Es indiscutible que la mayoría no es infalible. La mayoría es más bien manipulable y fácil de seducir. Los errores que comete no solo afectan a asuntos de poca importancia, sino que pueden dañar gravemente la dignidad humana y los derechos del hombre. Una democracia sin valores acaba en totalitarismo. Basta mirar la historia del siglo XX para darse cuenta de ello. Y conviene contemplar nuevamente a Pilato que, siguiendo el grito de una masa, el poder del más fuerte, pisotea dramáticamente la verdad y la justicia. Destruye la libertad en nombre de la misma libertad. El multiculturalismo ilimitado —o la llamada democracia relativista—, por tanto, no constituye una solución viable.

Por el otro lado, no se trata de expulsar a los inmigrantes del país, o de negarles la entrada. Sobre todo, cuando, durante el siglo XX, millones de emigrantes europeos han sido acogidos en otras latitudes. También aquí́ entran en juego graves obligaciones de justicia. Es una señal de estrechez y pobreza espirituales pretender vivir, hoy en día, en un círculo homogéneo cerrado. ¡La diferencia es riqueza! La capacidad de entenderse bien con personas de otras etnias y creencias es la regla que indica el grado de sensibilidad y madurez de un ser humano. Según un proverbio chino, «la sabiduría comienza perdonándole al prójimo el ser diferente». No es una armonía uniforme, sino una tensión sana entre los respectivos polos, la que hace interesante la vida, le da profundidad y color.

Mientras que el multiculturalismo (ilimitado) es rechazable, la multiculturalidad —llamada también multiculturalismo fundamentado— no lo es. Una sociedad multicultural protege las diferencias, defiende la identidad de los diversos grupos que integra, y rechaza cualquier discriminación jurídica, política o social de los ciudadanos. Reconoce una igualdad radical ante la ley. Pero exige guardar los derechos fundamentales de la persona, y aceptar una cultura política conjunta como base de la vida común. Hay que tener en cuenta que la democracia no puede entenderse solo en el sentido de un procedimiento. «Una auténtica democracia… es fruto de la aceptación convencida de los valores que inspiran los procedimientos… Si no existe un consenso general sobre estos valores, se pierde el significado de la democracia y se compromete su estabilidad». En otras palabras, la verdadera democracia solo puede edificarse sobre una base firme y sólida.

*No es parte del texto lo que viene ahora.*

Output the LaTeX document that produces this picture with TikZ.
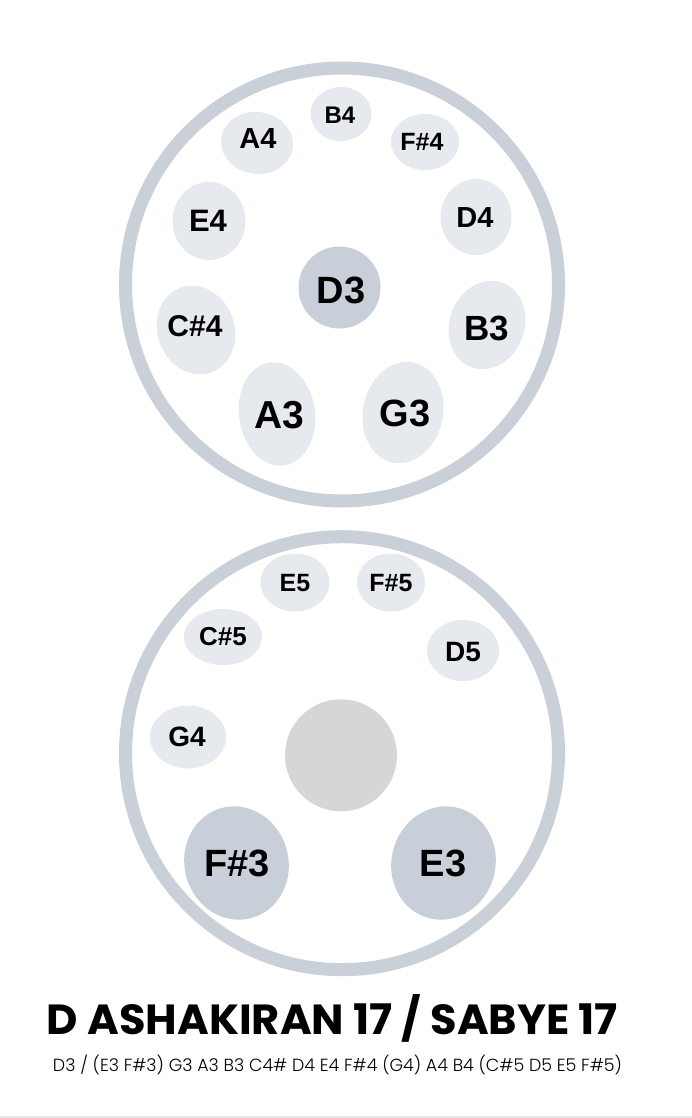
\documentclass[tikz,border=0pt]{standalone}
\usepackage{fontspec}
\setmainfont{Liberation Sans}
\newfontfamily\titlefont{Poppins}
\newfontfamily\subfont{Poppins}[UprightFont=* Light]
\definecolor{ringcol}{HTML}{C9D0D8}
\definecolor{padlight}{HTML}{E6E9EE}
\definecolor{paddark}{HTML}{C9CFD8}
\definecolor{centergray}{HTML}{D6D6D6}
\definecolor{stripcol}{HTML}{E6E7EB}
\tikzset{
  ring/.style={draw=ringcol, line width=13pt},
  lightpad/.style={fill=padlight},
  darkpad/.style={fill=paddark},
  lbl/.style={inner sep=0pt, anchor=center, text=black},
}
\newcommand{\lblfont}[1]{\fontsize{#1}{#1}\selectfont\bfseries}
\begin{document}
\begin{tikzpicture}[x=1pt,y=-1pt]
\useasboundingbox (0,0) rectangle (692,1118);
\fill[white] (0,0) rectangle (692,1118);
\fill[stripcol] (0,1115.5) rectangle (692,1118);

% ---------- top drum ----------
\coordinate (topc) at (342,284.5);
\draw[ring] (topc) circle (216.5);
\fill[lightpad] (341,114) ellipse [x radius=30.5, y radius=27];
\fill[lightpad, rotate around={-8:(257,143)}] (257,143) ellipse [x radius=36, y radius=31];
\fill[lightpad] (425,142) ellipse [x radius=34, y radius=28];
\fill[lightpad] (209,221) ellipse [x radius=36.5, y radius=39];
\fill[lightpad] (476,217) ellipse [x radius=35.5, y radius=38];
\fill[darkpad] (339.5,287.5) circle (41);
\fill[lightpad, rotate around={20:(196,330)}] (196,330) ellipse [x radius=38.5, y radius=45];
\fill[lightpad, rotate around={-20:(487,325)}] (487,325) ellipse [x radius=37.5, y radius=45];
\fill[lightpad, rotate around={8:(277,414)}] (277,414) ellipse [x radius=38, y radius=52];
\fill[lightpad, rotate around={-12:(403,412.5)}] (403,412.5) ellipse [x radius=40, y radius=51];

\node[lbl, font=\lblfont{24}] (tB4) at (340,115) {B4};
\node[lbl, font=\lblfont{29}] (tA4) at (258,139) {A4};
\node[lbl, font=\lblfont{25}] (tFs4) at (422,142) {F\#4};
\node[lbl, font=\lblfont{31}] (tE4) at (208,221) {E4};
\node[lbl, font=\lblfont{29}] (tD4) at (475,218) {D4};
\node[lbl, font=\lblfont{38}] (tD3) at (341,290) {D3};
\node[lbl, font=\lblfont{30}] (tCs4) at (195,326) {C\#4};
\node[lbl, font=\lblfont{35}] (tB3) at (487,328) {B3};
\node[lbl, font=\lblfont{39}] (tA3) at (279,415) {A3};
\node[lbl, font=\lblfont{38}] (tG3) at (405,413) {G3};

% ---------- bottom drum ----------
\coordinate (botc) at (342,753.2);
\draw[ring] (botc) circle (216.5);
\fill[lightpad] (295,582.5) ellipse [x radius=34.5, y radius=29];
\fill[lightpad] (391,582.5) ellipse [x radius=34, y radius=29];
\fill[lightpad] (223,637) ellipse [x radius=39, y radius=28];
\fill[lightpad] (463,650.5) ellipse [x radius=36, y radius=30.5];
\fill[lightpad] (188,737) ellipse [x radius=38, y radius=31.5];
\fill[centergray] (341,755.3) circle (56);
\fill[darkpad, rotate around={15:(236.5,863)}] (236.5,863) ellipse [x radius=52, y radius=57];
\fill[darkpad, rotate around={-15:(443.5,863)}] (443.5,863) ellipse [x radius=52, y radius=57];

\node[lbl, font=\lblfont{25}] (bE5) at (295,583) {E5};
\node[lbl, font=\lblfont{25}] (bFs5) at (391,583) {F\#5};
\node[lbl, font=\lblfont{26}] (bCs5) at (223,637) {C\#5};
\node[lbl, font=\lblfont{28}] (bD5) at (463,652) {D5};
\node[lbl, font=\lblfont{28}] (bG4) at (187,737) {G4};
\node[lbl, font=\lblfont{38}] (bFs3) at (237,863) {F\#3};
\node[lbl, font=\lblfont{38}] (bE3) at (443,863) {E3};

% ---------- captions ----------
\node[inner sep=0pt, anchor=base] (title) at (332.5,1034)
  {\resizebox{571pt}{40pt}{\titlefont\bfseries D ASHAKIRAN 17 / SABYE 17}};
\node[inner sep=0pt, anchor=base] (scale) at (337.5,1071)
  {\resizebox{569pt}{16.5pt}{\subfont D3 / (E3 F\#3) G3 A3 B3 C4\# D4 E4 F\#4 (G4) A4 B4 (C\#5 D5 E5 F\#5)}};
\end{tikzpicture}
\end{document}
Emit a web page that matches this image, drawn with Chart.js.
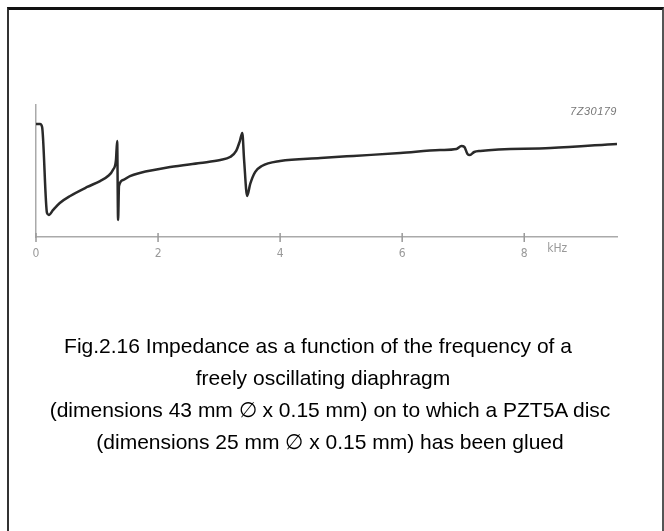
<!DOCTYPE html>
<html>
<head>
<meta charset="utf-8">
<script src="https://cdn.jsdelivr.net/npm/chart.js@4"></script>
<style>
  html, body { margin: 0; padding: 0; background: #fff; overflow: hidden; }
  #wrap { position: relative; width: 664px; height: 531px; }
  #frame { position: absolute; left: 7px; top: 7px; width: 653px; height: 600px;
    border-top: 3px solid #111; border-left: 2px solid #333; border-right: 2px solid #555; }
  #chart { position: absolute; left: 0; top: 0; }
  #code { position: absolute; right: 47px; top: 105px; font: italic 11px "Liberation Sans", Arial, sans-serif;
    color: #777; letter-spacing: 0.5px; }
  #caption { position: absolute; left: 8px; width: 644px; top: 330px; text-align: center;
    font: 21px "Liberation Sans", Arial, sans-serif; color: #000; line-height: 32px; }
</style>
</head>
<body>
<div id="wrap">
  <canvas id="chart" width="664" height="531"></canvas>
  <div id="frame"></div>
  <div id="code">7Z30179</div>
  <div id="caption">
    <div style="padding-right:24px">Fig.2.16 Impedance as a function of the frequency of a</div>
    <div style="padding-right:14px">freely oscillating diaphragm</div>
    <div>(dimensions 43 mm &#8709; x 0.15 mm) on to which a PZT5A disc</div>
    <div>(dimensions 25 mm &#8709; x 0.15 mm) has been glued</div>
  </div>
</div>
<script>
// frequency in kHz and impedance (arbitrary units)
const freqKHz = [0, 0.066, 0.1, 0.18, 0.21, 0.28, 0.39, 0.56, 0.84, 1.05, 1.18, 1.26, 1.31, 1.33,
  1.345, 1.36, 1.43, 1.54, 1.70, 2.20, 2.69, 3.02, 3.18, 3.28, 3.34, 3.38, 3.41, 3.46, 3.51,
  3.59, 3.70, 4.0, 4.66, 5.20, 5.97, 6.62, 6.89, 6.97, 7.02, 7.07, 7.11, 7.18, 7.28, 8.43, 9.52];
const impedance = [8.56, 8.56, 8.33, 1.82, 1.67, 2.05, 2.58, 3.11, 3.79, 4.24, 4.62, 5.08, 5.83, 7.27,
  1.29, 3.86, 4.32, 4.62, 4.85, 5.30, 5.61, 5.83, 6.06, 6.52, 7.27, 7.88, 5.83, 3.11, 4.02,
  4.92, 5.38, 5.76, 5.98, 6.14, 6.36, 6.59, 6.67, 6.89, 6.82, 6.29, 6.21, 6.44, 6.52, 6.74, 7.05];
const xTicks = [0, 2, 4, 6, 8];
const xUnit = 'kHz';

const points = freqKHz.map((f, i) => ({ x: f, y: impedance[i] }));

const axisMarks = {
  id: 'axisMarks',
  afterDraw(chart) {
    const ctx = chart.ctx;
    const xs = chart.scales.x;
    const y0 = chart.chartArea.bottom;
    ctx.save();
    ctx.strokeStyle = '#999';
    ctx.lineWidth = 1.5;
    xTicks.forEach(v => {
      const px = xs.getPixelForValue(v);
      ctx.beginPath();
      ctx.moveTo(px, y0 - 4);
      ctx.lineTo(px, y0 + 5);
      ctx.stroke();
    });
    ctx.fillStyle = '#999';
    ctx.font = '12px "DejaVu Sans Condensed", "DejaVu Sans", sans-serif';
    ctx.textAlign = 'center';
    ctx.textBaseline = 'top';
    ctx.fillText(xUnit, xs.getPixelForValue(8) + 33, y0 + 6);
    ctx.restore();
  }
};

new Chart(document.getElementById('chart'), {
  type: 'scatter',
  data: {
    datasets: [{
      data: points,
      showLine: true,
      borderColor: '#2a2a2a',
      borderWidth: 2.5,
      pointRadius: 0,
      cubicInterpolationMode: 'monotone'
    }]
  },
  options: {
    responsive: false,
    animation: false,
    layout: { padding: { left: 36, top: 105, right: 47, bottom: 264 } },
    plugins: { legend: { display: false }, tooltip: { enabled: false } },
    scales: {
      x: {
        type: 'linear', min: 0, max: 9.52,
        afterFit: s => { s.height = 30; },
        afterBuildTicks: s => { s.ticks = xTicks.map(v => ({ value: v })); },
        grid: { display: false },
        border: { display: true, color: '#aaa', width: 1.5 },
        ticks: { padding: 2, color: '#999', font: { family: '"DejaVu Sans Condensed", "DejaVu Sans", sans-serif', size: 12 } }
      },
      y: {
        type: 'linear', min: 0, max: 10,
        afterFit: s => { s.width = 0; },
        grid: { display: false },
        border: { display: true, color: '#aaa', width: 1.5 },
        ticks: { display: false }
      }
    }
  },
  plugins: [axisMarks]
});
</script>
</body>
</html>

Son los mismos inmigrantes —inteligentes e integrados en Europa— los que nos recuerdan estas verdades fundamentales. Así́, por ejemplo, Ayaan Hirsi Ali (de Somalia) —antigua diputada del parlamento holandés— advierte a las sociedades demócratas a que obliguen a todos los ciudadanos a guardar unos principios éticos fundamentales. Y Bassam Tibi —musulmán de descendencia siríaca y profesor de ciencias políticas en la Universidad de Göttingen— afirma que una multitud de culturas destruye la democracia, si no hay una «cultura líder» que los abraza a todos. Mejor dicho, lo que necesitamos, es un sólido fundamento para nuestra «casa europea».